Purple Rain

Purple Rain

Il est difficile d’évoquer un artiste dont la personnalité complexe viendrait démentir son génie musical sans qu’il n’y ait, justement, de véritable génie musical. En ce sens, la bande originale de Purple Rain a vu le jour dans les conditions les plus difficiles que l’on puisse imaginer. Cependant, l’impossibilité même de questionner le succès que ce projet allait rencontrer en a façonné l’héritage hors norme, donnant naissance à un monument à la fois démesuré et intouchable. Avec la moitié de sa tracklist incluant des singles ayant figuré dans le Top 10, cette bande originale est ce qui a permis à Prince Rogers Nelson de passer d’un artiste juste assez connu pour jouer dans une superproduction basée sur sa propre vie, à l’une des voix pop les plus identifiables et singulières de tous les temps. Loin d’être un affront au film, qui a son charme (mention spéciale à Morris Day), il s’agit plutôt de témoigner de la puissance musicale immense de Prince et de sa capacité presque surhumaine à fusionner les genres. On y retrouve neuf titres mêlant pop, soul, dance, rock, R&B, funk et bien d’autres choses. Parfaits et incontournables, ils ne peuvent s’empêcher d’engloutir tout ce qui se trouve dans leur orbite.

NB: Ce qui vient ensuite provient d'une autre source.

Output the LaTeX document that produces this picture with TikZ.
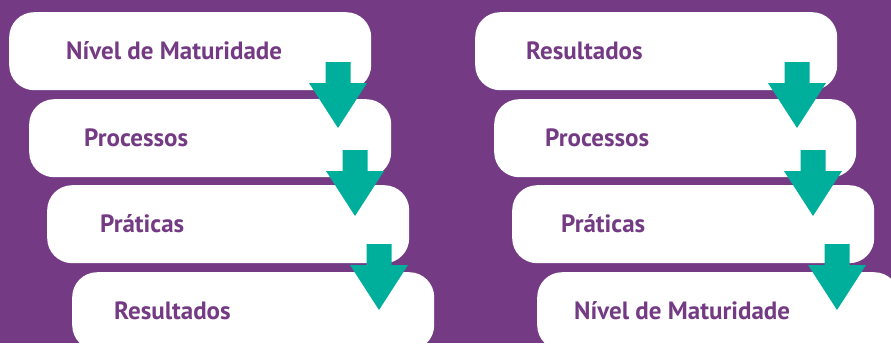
\documentclass[tikz,border=0pt]{standalone}
\usepackage{fontspec}
\setmainfont{PT Sans}
\definecolor{roxo}{RGB}{116,59,132}
\definecolor{verde}{RGB}{0,174,156}
\tikzset{
  caixa/.style={fill=white, rounded corners=25pt, minimum width=362pt,
    minimum height=78pt, anchor=north west, inner sep=0pt},
  rotulo/.style={anchor=base west, text=roxo, inner sep=0pt,
    font=\bfseries\fontsize{25}{25}\selectfont},
  seta/.style={fill=verde}
}
\begin{document}
\begin{tikzpicture}[x=1pt,y=-1pt]
	\fill[roxo] (0,0) rectangle (891,343);
	\useasboundingbox (0,0) rectangle (891,343);
	% coluna da esquerda
	\node[caixa](e1) at (9,12){};
	\node[caixa](e2) at (29,99){};
	\node[caixa](e3) at (47,185){};
	\node[caixa](e4) at (72,272){};
	\node[rotulo](te1) at (66,59.5){Nível de Maturidade};
	\node[rotulo](te2) at (84,146.5){Processos};
	\node[rotulo](te3) at (100,232.5){Práticas};
	\node[rotulo](te4) at (114,319){Resultados};
	% coluna da direita
	\node[caixa](d1) at (475,12){};
	\node[caixa](d2) at (494,99){};
	\node[caixa](d3) at (512,185){};
	\node[caixa](d4) at (537,272){};
	\node[rotulo](td1) at (526,59.5){Resultados};
	\node[rotulo](td2) at (545,146.5){Processos};
	\node[rotulo](td3) at (561,232.5){Práticas};
	\node[rotulo](td4) at (574,319){Nível de Maturidade};
	% setas
	\foreach \cx/\yt in {338/62, 355/150, 379/244, 797/62, 813/150, 837/244}
		\fill[seta] (\cx-12.5,\yt) -- (\cx+12.5,\yt) -- (\cx+12.5,\yt+21)
			-- (\cx+29,\yt+21) -- (\cx,\yt+66) -- (\cx-29,\yt+21)
			-- (\cx-12.5,\yt+21) -- cycle;
\end{tikzpicture}
\end{document}
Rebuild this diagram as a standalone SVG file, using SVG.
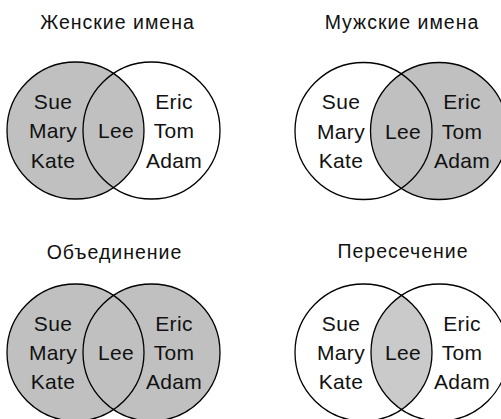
<svg xmlns="http://www.w3.org/2000/svg" width="501" height="419" viewBox="0 0 501 419">
<style>
  .bg { fill: #ffffff; }
  .ring { fill: none; stroke: #000; stroke-width: 1.3; }
  .shade { fill: #c0c0c0; stroke: none; }
  .shade2 { fill: #cacaca; stroke: none; }
  .title { font-family: "Liberation Sans", Arial, sans-serif; font-size: 19.5px; letter-spacing: 1px; fill: #111; text-anchor: middle; }
  .name { font-family: "Liberation Sans", Arial, sans-serif; font-size: 21px; letter-spacing: 0.3px; fill: #111; text-anchor: middle; }
</style>
<defs>
  <clipPath id="clipBR">
    <circle cx="363.5" cy="352.5" r="68.5"/>
  </clipPath>
</defs>
<rect class="bg" x="0" y="0" width="501" height="419"/>

<g id="venn-female">
  <text class="title" x="117.5" y="29">Женские имена</text>
  <circle class="shade" cx="75.5" cy="130.5" r="68.5"/>
  <circle class="ring" cx="75.5" cy="130.5" r="68.5"/>
  <circle class="ring" cx="151.5" cy="130.5" r="68.5"/>
  <text class="name" x="53" y="108.5">Sue</text>
  <text class="name" x="53" y="138">Mary</text>
  <text class="name" x="53" y="167.5">Kate</text>
  <text class="name" x="116" y="138">Lee</text>
  <text class="name" x="174" y="108.5">Eric</text>
  <text class="name" x="174" y="138">Tom</text>
  <text class="name" x="174" y="167.5">Adam</text>
</g>

<g id="venn-male">
  <text class="title" x="402" y="28.5">Мужские имена</text>
  <circle class="shade" cx="439" cy="131" r="68.5"/>
  <circle class="ring" cx="439" cy="131" r="68.5"/>
  <circle class="ring" cx="363.5" cy="131" r="68.5"/>
  <text class="name" x="341" y="109">Sue</text>
  <text class="name" x="341" y="138.5">Mary</text>
  <text class="name" x="341" y="168">Kate</text>
  <text class="name" x="403" y="138.5">Lee</text>
  <text class="name" x="462" y="109">Eric</text>
  <text class="name" x="462" y="138.5">Tom</text>
  <text class="name" x="462" y="168">Adam</text>
</g>

<g id="venn-union">
  <text class="title" x="114.5" y="259">Объединение</text>
  <circle class="shade" cx="75.5" cy="352.5" r="68.5"/>
  <circle class="shade" cx="151.5" cy="352.5" r="68.5"/>
  <circle class="ring" cx="75.5" cy="352.5" r="68.5"/>
  <circle class="ring" cx="151.5" cy="352.5" r="68.5"/>
  <text class="name" x="53" y="330.5">Sue</text>
  <text class="name" x="53" y="359.5">Mary</text>
  <text class="name" x="53" y="389">Kate</text>
  <text class="name" x="116" y="359.5">Lee</text>
  <text class="name" x="174" y="330.5">Eric</text>
  <text class="name" x="174" y="359.5">Tom</text>
  <text class="name" x="174" y="389">Adam</text>
</g>

<g id="venn-intersection">
  <text class="title" x="403" y="257.5">Пересечение</text>
  <circle class="shade2" cx="439.5" cy="352.5" r="68.5" clip-path="url(#clipBR)"/>
  <circle class="ring" cx="363.5" cy="352.5" r="68.5"/>
  <circle class="ring" cx="439.5" cy="352.5" r="68.5"/>
  <text class="name" x="341" y="330.5">Sue</text>
  <text class="name" x="341" y="359.5">Mary</text>
  <text class="name" x="341" y="389">Kate</text>
  <text class="name" x="403" y="359.5">Lee</text>
  <text class="name" x="462" y="330.5">Eric</text>
  <text class="name" x="462" y="359.5">Tom</text>
  <text class="name" x="462" y="389">Adam</text>
</g>

<g id="connectors"></g>
</svg>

Le génie de Purple Rain réside dans sa manière de marier des sentiments apparemment contradictoires — désir, dévouement, intimité, aliénation — en un savant mélange où rien ne peut être dissocié de quoi que ce soit. Prince parvient à faire passer le traumatisme pour de l’érotisme (« When Doves Cry ») et le salut pour de l’insouciance (« Let's Go Crazy »). Ses frasques sexuelles sont spirituelles, déroutantes et presque psychédéliques (« Darling Nikki », « Computer Blue »), tandis que son cheminement spirituel repose sur la mécanique romantique d’un solo de guitare (« Purple Rain »). Si l’album a brisé des records, il a aussi choqué bien des esprits. La réaction excessive de Tipper Gore face à l’image de Darling Nikki se masturbant devant un magazine a donné lieu à une chasse aux sorcières politique, et son lot de débats enflammés sur la moralité de la musique pop. Prince a souvent été comparé à Jimi Hendrix pour sa capacité à combiner des musiques noires et blanches, sacrées et profanes. Avec le recul, l’Histoire nous montre qu’il n’avait pas de vrai précurseur à l’époque, et qu’il n’y a toujours pas de parallèle possible aujourd’hui.